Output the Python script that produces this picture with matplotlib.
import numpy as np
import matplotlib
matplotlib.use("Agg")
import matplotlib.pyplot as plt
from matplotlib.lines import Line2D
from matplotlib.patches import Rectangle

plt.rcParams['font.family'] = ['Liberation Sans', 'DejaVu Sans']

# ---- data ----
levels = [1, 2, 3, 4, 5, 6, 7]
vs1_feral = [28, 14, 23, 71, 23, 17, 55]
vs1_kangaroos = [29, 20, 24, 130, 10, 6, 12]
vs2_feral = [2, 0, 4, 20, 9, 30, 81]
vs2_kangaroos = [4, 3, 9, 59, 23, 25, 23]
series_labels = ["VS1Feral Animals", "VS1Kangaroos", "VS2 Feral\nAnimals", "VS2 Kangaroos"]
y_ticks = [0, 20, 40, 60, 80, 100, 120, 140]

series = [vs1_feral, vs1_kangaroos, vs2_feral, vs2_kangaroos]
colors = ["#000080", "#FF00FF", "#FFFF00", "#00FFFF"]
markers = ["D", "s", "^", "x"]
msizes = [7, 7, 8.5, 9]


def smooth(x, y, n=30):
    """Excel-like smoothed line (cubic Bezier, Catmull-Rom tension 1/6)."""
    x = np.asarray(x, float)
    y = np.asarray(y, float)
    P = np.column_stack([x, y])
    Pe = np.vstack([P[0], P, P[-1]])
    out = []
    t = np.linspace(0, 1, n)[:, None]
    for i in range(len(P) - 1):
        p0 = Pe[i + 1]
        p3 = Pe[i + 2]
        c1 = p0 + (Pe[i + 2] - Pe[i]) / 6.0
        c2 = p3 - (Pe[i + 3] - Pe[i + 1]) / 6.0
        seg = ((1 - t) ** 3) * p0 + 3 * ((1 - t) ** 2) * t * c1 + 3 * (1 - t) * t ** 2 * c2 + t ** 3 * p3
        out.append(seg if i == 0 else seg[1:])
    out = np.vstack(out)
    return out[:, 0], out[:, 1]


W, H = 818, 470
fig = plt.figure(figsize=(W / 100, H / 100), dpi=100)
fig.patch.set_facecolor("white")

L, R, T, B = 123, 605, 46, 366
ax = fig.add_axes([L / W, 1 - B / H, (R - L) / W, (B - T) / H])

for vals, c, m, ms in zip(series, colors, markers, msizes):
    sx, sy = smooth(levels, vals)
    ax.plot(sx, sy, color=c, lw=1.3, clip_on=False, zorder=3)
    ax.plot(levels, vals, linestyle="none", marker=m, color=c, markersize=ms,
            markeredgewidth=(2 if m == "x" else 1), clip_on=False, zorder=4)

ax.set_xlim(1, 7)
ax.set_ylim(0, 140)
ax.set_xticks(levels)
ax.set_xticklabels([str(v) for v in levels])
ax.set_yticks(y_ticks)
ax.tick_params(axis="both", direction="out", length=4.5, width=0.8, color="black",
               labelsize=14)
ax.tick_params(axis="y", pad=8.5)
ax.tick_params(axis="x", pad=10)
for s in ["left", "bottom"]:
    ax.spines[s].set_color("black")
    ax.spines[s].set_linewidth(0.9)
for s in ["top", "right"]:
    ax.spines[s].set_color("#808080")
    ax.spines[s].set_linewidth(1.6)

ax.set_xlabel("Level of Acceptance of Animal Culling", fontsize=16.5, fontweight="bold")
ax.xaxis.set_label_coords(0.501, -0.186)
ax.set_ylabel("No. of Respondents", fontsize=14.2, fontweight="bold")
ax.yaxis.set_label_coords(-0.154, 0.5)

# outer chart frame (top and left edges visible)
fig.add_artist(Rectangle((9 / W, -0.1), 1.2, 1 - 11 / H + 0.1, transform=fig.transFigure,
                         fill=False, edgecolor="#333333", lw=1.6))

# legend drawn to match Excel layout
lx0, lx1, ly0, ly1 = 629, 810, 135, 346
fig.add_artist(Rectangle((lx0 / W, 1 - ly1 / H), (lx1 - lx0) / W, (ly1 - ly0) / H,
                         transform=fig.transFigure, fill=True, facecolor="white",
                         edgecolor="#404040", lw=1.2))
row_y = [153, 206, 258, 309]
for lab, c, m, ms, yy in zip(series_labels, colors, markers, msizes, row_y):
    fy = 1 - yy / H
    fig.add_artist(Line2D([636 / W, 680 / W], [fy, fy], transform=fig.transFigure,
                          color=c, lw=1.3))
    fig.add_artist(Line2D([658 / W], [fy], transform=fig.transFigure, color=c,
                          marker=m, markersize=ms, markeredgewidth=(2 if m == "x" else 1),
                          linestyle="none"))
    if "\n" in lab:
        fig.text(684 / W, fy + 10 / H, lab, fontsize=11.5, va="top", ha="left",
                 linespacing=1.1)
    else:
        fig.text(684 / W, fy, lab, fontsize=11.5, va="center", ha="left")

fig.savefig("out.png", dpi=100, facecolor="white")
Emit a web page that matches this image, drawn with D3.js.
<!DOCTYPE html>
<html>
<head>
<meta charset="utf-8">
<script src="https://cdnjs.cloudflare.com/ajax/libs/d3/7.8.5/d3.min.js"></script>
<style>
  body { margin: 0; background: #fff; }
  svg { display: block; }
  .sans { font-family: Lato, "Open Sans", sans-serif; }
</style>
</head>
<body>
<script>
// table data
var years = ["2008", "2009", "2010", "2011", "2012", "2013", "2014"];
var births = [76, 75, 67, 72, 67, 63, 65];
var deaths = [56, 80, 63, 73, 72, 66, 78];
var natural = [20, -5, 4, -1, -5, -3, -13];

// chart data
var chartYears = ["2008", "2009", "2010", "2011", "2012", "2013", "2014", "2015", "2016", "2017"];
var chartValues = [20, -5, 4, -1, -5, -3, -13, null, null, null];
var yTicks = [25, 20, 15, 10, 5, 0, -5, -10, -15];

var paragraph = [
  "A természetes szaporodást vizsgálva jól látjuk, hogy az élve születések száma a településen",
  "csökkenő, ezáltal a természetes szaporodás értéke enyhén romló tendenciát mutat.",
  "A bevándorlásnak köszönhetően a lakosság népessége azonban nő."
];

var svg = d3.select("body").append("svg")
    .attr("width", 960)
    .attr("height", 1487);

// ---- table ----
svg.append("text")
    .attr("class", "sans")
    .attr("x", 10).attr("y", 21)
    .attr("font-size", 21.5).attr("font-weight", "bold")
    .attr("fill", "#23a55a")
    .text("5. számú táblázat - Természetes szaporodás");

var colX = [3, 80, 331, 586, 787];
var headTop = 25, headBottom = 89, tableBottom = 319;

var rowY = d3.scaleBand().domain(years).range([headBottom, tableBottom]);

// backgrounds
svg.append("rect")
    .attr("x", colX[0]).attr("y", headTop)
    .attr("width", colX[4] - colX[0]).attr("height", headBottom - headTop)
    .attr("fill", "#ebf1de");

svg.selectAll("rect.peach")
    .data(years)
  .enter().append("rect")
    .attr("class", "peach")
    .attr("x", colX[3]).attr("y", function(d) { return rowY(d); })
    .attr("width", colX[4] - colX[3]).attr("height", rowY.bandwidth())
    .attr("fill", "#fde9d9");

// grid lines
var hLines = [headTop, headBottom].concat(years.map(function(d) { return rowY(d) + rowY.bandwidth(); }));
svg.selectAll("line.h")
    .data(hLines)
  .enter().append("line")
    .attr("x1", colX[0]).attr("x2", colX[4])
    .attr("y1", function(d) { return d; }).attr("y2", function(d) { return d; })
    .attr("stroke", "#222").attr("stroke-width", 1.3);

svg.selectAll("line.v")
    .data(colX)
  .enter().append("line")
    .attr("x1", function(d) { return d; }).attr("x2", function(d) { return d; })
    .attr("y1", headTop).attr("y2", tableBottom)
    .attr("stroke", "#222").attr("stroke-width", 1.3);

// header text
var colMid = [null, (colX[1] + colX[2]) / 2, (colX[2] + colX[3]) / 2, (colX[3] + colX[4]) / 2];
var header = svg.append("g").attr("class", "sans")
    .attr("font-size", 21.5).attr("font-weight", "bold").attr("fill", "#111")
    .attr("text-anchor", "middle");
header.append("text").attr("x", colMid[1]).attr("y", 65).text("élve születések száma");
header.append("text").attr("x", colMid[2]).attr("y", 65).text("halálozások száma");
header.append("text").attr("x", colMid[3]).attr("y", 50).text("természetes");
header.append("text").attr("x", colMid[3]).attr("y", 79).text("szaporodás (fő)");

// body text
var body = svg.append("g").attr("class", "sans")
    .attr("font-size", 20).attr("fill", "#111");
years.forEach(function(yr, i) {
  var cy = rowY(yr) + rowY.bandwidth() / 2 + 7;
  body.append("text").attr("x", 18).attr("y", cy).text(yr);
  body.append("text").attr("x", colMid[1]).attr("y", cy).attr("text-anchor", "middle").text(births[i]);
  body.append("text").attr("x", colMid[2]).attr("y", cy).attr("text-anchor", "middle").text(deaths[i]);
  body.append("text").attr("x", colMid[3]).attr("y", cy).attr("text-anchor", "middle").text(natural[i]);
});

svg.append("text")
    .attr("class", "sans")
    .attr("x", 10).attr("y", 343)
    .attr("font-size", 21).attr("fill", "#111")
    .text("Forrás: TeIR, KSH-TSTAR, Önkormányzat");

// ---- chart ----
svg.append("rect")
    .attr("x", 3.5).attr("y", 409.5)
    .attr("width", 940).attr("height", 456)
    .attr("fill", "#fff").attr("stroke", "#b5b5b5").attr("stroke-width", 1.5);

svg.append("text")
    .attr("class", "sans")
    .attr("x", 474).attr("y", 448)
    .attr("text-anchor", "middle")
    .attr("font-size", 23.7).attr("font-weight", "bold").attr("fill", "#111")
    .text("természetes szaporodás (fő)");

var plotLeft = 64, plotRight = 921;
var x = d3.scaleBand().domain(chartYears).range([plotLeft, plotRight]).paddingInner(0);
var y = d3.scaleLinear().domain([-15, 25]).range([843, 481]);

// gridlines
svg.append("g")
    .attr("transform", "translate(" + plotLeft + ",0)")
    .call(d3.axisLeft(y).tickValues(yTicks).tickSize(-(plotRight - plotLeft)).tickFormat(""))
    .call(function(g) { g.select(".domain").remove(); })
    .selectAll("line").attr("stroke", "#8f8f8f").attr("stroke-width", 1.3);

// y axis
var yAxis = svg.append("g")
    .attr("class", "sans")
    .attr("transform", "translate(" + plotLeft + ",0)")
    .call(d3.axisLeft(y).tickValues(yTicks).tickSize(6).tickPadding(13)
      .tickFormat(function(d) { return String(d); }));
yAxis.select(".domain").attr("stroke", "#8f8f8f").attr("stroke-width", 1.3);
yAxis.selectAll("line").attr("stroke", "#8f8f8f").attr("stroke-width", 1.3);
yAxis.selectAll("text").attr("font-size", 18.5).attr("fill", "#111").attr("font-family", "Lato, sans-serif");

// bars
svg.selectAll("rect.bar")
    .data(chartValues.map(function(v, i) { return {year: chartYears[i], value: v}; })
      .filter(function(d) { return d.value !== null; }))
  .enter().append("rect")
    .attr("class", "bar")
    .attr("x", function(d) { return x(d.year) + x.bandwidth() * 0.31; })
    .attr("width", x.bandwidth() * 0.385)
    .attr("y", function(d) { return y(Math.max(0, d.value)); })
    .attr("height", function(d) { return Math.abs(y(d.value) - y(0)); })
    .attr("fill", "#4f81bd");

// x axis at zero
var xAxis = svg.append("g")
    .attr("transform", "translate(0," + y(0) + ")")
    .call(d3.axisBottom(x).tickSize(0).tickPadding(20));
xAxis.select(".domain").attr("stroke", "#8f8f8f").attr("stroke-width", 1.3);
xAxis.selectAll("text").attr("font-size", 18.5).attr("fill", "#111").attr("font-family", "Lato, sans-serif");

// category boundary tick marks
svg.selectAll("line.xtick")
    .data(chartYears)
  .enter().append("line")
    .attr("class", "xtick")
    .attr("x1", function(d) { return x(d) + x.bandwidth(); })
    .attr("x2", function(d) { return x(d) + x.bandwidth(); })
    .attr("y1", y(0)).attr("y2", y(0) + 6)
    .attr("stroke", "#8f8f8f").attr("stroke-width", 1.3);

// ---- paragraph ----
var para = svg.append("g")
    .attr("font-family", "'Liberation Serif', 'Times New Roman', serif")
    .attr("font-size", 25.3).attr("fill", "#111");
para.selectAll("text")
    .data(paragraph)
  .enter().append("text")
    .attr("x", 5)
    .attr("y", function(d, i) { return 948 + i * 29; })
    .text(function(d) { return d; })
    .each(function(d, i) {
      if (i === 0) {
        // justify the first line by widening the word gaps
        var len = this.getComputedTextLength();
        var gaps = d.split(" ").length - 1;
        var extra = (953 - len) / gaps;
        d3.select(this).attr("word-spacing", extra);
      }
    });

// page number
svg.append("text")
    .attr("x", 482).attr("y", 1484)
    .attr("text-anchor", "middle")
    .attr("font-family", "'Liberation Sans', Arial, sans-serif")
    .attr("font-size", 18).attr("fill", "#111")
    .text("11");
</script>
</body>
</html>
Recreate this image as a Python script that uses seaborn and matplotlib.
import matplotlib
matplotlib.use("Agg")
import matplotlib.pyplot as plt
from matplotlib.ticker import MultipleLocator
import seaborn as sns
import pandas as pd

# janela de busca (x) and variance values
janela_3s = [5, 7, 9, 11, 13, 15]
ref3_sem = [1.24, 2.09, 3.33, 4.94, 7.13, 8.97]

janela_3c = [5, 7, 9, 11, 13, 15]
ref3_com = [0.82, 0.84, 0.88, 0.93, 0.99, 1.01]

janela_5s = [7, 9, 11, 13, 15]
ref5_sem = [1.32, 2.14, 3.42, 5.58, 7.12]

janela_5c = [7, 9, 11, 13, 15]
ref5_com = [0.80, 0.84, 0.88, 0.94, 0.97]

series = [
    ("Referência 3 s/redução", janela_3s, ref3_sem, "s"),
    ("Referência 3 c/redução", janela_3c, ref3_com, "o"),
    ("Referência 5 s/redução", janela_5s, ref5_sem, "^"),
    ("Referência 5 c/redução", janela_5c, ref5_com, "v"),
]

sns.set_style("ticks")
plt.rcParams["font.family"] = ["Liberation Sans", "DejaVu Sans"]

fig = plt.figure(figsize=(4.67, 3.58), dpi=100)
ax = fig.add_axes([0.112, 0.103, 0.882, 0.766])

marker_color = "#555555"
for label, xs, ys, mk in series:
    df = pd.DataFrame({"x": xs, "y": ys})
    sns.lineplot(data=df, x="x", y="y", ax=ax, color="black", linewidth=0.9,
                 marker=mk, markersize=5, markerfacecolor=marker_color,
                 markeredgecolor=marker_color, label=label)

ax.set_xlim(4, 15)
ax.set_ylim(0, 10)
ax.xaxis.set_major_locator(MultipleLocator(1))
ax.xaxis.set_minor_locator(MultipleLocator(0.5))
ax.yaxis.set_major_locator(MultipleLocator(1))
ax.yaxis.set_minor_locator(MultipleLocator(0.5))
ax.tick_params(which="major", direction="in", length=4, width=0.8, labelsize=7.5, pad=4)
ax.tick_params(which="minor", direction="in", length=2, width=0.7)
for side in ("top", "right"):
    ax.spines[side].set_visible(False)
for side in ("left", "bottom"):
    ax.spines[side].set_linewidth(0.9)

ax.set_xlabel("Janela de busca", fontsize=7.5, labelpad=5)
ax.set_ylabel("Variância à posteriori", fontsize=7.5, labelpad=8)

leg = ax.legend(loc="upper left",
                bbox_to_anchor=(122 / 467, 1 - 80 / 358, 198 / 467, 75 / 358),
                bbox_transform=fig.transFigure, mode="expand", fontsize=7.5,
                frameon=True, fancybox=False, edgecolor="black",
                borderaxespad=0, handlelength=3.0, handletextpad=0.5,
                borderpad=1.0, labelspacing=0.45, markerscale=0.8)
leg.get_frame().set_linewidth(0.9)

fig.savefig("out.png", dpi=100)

What is required ->
Return verbatim the lines that run from the line containing "Recreate this image" through the line containing "ref5_com = [0.80, 0.84, 0.88, 0.94, 0.97]", inclusive.

The output ->
Recreate this image as a Python script that uses seaborn and matplotlib.
import matplotlib
matplotlib.use("Agg")
import matplotlib.pyplot as plt
from matplotlib.ticker import MultipleLocator
import seaborn as sns
import pandas as pd

# janela de busca (x) and variance values
janela_3s = [5, 7, 9, 11, 13, 15]
ref3_sem = [1.24, 2.09, 3.33, 4.94, 7.13, 8.97]

janela_3c = [5, 7, 9, 11, 13, 15]
ref3_com = [0.82, 0.84, 0.88, 0.93, 0.99, 1.01]

janela_5s = [7, 9, 11, 13, 15]
ref5_sem = [1.32, 2.14, 3.42, 5.58, 7.12]

janela_5c = [7, 9, 11, 13, 15]
ref5_com = [0.80, 0.84, 0.88, 0.94, 0.97]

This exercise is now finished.